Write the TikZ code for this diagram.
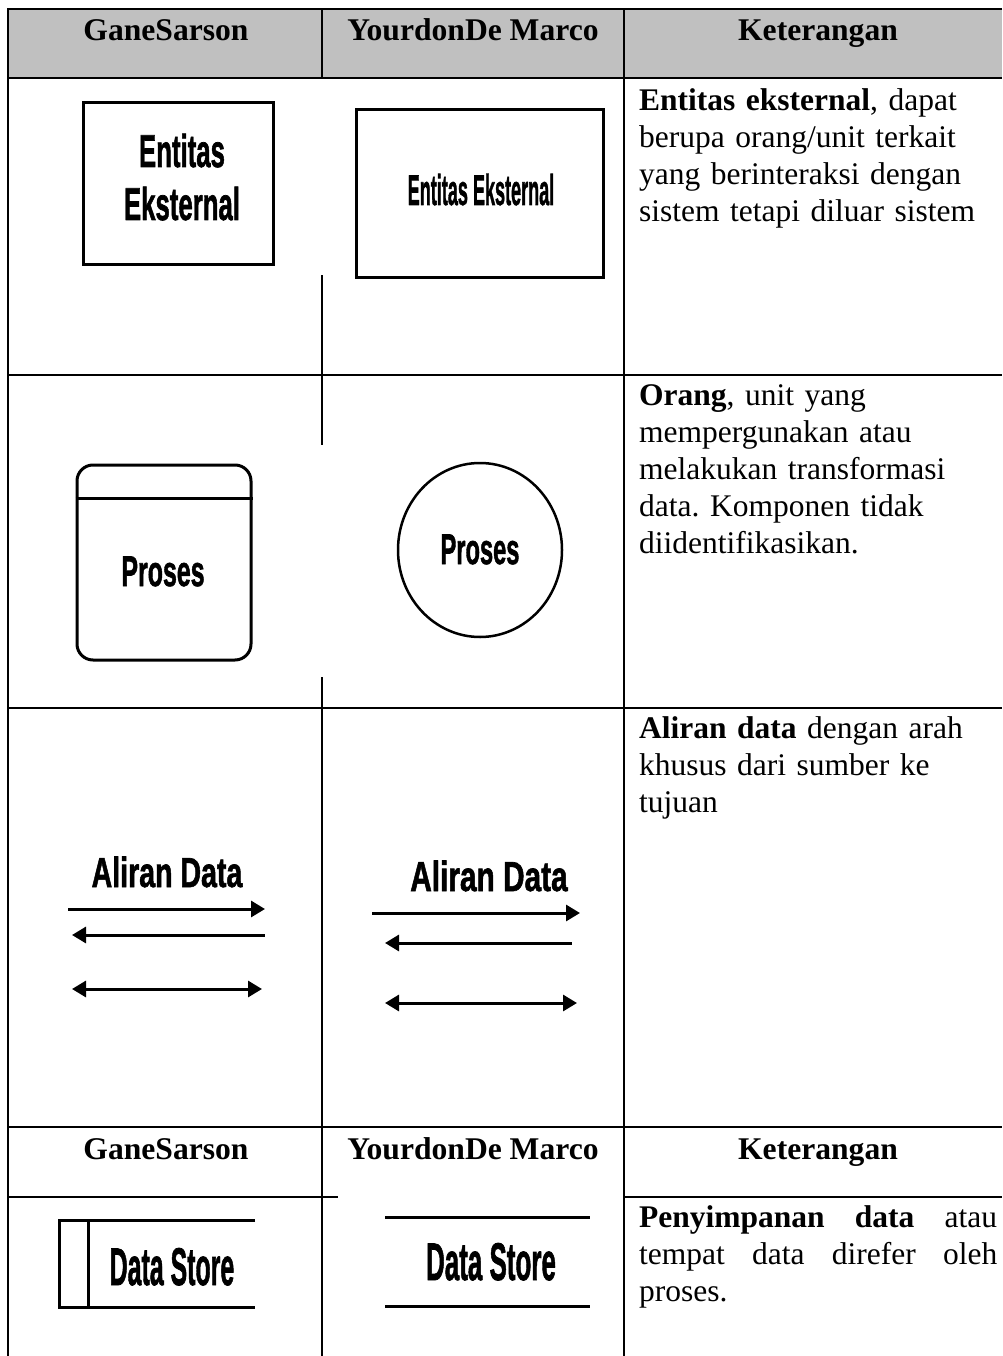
...
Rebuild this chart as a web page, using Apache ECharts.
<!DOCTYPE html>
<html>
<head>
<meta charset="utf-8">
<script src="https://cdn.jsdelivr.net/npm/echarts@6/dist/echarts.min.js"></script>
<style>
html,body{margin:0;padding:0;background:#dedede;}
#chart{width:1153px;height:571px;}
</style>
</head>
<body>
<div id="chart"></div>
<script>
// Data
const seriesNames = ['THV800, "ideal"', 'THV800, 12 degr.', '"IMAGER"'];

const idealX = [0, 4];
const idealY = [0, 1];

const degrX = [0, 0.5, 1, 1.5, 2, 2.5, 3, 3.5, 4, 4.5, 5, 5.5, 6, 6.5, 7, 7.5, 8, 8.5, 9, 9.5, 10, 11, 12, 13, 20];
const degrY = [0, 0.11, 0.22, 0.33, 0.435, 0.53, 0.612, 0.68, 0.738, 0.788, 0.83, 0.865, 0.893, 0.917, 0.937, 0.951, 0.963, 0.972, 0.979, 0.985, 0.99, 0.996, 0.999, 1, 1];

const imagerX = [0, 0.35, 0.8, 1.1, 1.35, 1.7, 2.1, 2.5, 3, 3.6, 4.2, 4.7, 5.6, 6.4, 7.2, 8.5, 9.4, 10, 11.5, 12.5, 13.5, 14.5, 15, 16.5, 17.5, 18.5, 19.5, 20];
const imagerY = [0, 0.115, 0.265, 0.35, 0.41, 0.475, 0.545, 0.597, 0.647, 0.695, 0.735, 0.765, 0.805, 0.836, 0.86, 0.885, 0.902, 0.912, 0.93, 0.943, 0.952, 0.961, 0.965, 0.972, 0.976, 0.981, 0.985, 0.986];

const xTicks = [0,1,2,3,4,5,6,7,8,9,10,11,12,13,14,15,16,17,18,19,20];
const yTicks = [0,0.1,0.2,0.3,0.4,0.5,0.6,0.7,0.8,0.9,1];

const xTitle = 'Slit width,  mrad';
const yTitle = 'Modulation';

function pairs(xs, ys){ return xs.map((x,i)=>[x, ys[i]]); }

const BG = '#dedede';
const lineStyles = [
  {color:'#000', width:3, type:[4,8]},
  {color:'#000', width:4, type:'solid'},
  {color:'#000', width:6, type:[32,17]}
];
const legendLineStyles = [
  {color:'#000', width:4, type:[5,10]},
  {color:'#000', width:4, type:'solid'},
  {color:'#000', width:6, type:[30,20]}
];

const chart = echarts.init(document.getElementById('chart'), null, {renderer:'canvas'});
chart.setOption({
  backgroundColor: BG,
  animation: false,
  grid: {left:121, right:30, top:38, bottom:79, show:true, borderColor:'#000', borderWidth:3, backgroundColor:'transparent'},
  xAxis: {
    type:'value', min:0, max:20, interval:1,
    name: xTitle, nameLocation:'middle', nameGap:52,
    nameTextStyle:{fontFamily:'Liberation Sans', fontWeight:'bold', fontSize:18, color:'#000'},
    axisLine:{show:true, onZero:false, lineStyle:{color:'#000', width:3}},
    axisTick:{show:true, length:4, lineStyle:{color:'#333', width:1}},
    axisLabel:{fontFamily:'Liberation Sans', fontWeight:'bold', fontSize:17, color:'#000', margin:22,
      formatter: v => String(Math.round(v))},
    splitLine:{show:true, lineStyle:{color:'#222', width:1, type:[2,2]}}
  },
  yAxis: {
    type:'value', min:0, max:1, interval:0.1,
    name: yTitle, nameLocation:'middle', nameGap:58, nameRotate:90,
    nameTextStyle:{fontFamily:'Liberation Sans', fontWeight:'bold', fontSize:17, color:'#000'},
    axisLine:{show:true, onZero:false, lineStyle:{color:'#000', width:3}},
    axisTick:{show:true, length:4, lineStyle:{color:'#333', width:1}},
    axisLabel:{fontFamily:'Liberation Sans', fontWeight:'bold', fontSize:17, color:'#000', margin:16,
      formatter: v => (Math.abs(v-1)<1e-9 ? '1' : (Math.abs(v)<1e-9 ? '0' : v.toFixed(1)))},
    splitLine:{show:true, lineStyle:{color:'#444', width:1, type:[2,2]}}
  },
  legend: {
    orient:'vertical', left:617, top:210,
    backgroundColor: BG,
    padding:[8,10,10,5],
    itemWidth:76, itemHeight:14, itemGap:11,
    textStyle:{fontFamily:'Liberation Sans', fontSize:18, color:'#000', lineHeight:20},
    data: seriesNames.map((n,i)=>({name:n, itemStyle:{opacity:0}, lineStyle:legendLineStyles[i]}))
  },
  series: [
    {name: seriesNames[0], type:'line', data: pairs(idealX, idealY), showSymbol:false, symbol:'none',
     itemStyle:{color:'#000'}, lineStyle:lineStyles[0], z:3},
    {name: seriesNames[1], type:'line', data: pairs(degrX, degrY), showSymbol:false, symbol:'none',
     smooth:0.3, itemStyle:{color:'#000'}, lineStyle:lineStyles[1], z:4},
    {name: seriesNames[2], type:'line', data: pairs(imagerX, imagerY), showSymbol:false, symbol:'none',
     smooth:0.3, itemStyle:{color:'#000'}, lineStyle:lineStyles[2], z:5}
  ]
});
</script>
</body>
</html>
==
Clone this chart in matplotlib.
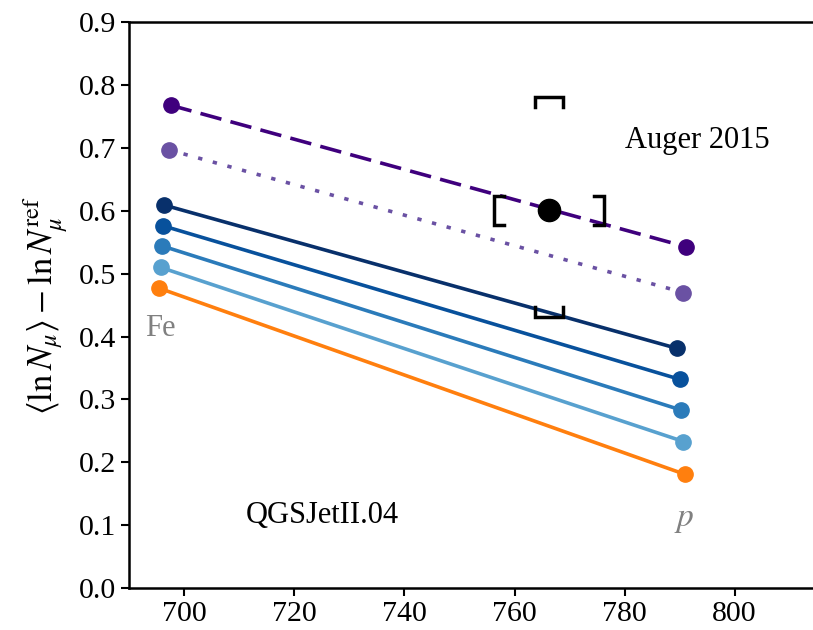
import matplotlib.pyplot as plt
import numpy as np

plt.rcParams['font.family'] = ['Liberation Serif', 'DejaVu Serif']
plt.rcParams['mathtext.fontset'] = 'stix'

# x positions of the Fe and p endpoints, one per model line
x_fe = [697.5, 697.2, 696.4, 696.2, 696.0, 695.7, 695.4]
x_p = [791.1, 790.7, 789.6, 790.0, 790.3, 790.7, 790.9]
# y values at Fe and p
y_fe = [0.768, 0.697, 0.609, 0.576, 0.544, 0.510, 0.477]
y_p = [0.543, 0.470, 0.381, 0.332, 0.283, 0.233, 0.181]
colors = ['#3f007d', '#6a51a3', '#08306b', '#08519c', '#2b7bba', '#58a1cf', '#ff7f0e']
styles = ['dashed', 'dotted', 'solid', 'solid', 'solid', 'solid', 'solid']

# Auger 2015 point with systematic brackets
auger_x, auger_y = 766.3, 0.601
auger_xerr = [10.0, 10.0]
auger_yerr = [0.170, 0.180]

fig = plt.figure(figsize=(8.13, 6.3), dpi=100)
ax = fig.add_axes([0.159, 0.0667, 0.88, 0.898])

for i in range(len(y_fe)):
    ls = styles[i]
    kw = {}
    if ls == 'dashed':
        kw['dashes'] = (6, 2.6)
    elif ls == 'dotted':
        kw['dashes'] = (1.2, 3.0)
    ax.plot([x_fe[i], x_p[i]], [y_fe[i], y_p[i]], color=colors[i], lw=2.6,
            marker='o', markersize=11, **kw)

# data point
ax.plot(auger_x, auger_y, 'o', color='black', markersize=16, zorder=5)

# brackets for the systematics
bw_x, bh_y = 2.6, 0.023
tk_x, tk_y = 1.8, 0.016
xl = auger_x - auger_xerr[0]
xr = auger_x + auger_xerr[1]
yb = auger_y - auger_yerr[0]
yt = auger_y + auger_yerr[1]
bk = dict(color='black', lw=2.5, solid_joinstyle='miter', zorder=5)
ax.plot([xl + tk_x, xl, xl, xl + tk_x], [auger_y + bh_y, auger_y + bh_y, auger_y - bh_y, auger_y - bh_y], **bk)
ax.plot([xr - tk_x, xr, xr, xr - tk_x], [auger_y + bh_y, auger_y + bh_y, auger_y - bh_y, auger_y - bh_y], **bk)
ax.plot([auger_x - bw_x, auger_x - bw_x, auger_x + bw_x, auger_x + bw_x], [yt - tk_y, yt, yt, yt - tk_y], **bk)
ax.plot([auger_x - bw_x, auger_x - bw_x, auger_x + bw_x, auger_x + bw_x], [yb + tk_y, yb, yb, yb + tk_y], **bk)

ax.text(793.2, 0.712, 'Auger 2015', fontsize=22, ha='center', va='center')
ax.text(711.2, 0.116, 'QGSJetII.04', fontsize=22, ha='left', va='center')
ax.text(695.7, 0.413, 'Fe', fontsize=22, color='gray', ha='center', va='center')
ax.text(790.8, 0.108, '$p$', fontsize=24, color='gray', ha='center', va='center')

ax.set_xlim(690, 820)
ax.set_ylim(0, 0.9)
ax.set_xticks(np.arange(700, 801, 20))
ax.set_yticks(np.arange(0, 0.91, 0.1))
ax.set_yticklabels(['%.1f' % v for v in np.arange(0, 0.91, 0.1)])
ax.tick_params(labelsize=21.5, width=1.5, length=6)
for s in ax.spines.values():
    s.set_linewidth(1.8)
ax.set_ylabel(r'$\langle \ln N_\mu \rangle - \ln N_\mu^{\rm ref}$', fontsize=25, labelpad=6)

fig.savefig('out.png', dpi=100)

▸ EXERCISE DETAILS
Take the material above and output only the lines from the one that contains "Clone this chart in matplotlib." through the one that contains "color='black', markersize=16, zorder=5)", ends included and images left out.

▸ RESULT BELOW
Clone this chart in matplotlib.
import matplotlib.pyplot as plt
import numpy as np

plt.rcParams['font.family'] = ['Liberation Serif', 'DejaVu Serif']
plt.rcParams['mathtext.fontset'] = 'stix'

# x positions of the Fe and p endpoints, one per model line
x_fe = [697.5, 697.2, 696.4, 696.2, 696.0, 695.7, 695.4]
x_p = [791.1, 790.7, 789.6, 790.0, 790.3, 790.7, 790.9]
# y values at Fe and p
y_fe = [0.768, 0.697, 0.609, 0.576, 0.544, 0.510, 0.477]
y_p = [0.543, 0.470, 0.381, 0.332, 0.283, 0.233, 0.181]
colors = ['#3f007d', '#6a51a3', '#08306b', '#08519c', '#2b7bba', '#58a1cf', '#ff7f0e']
styles = ['dashed', 'dotted', 'solid', 'solid', 'solid', 'solid', 'solid']

# Auger 2015 point with systematic brackets
auger_x, auger_y = 766.3, 0.601
auger_xerr = [10.0, 10.0]
auger_yerr = [0.170, 0.180]

fig = plt.figure(figsize=(8.13, 6.3), dpi=100)
ax = fig.add_axes([0.159, 0.0667, 0.88, 0.898])

for i in range(len(y_fe)):
    ls = styles[i]
    kw = {}
    if ls == 'dashed':
        kw['dashes'] = (6, 2.6)
    elif ls == 'dotted':
        kw['dashes'] = (1.2, 3.0)
    ax.plot([x_fe[i], x_p[i]], [y_fe[i], y_p[i]], color=colors[i], lw=2.6,
            marker='o', markersize=11, **kw)

# data point
ax.plot(auger_x, auger_y, 'o', color='black', markersize=16, zorder=5)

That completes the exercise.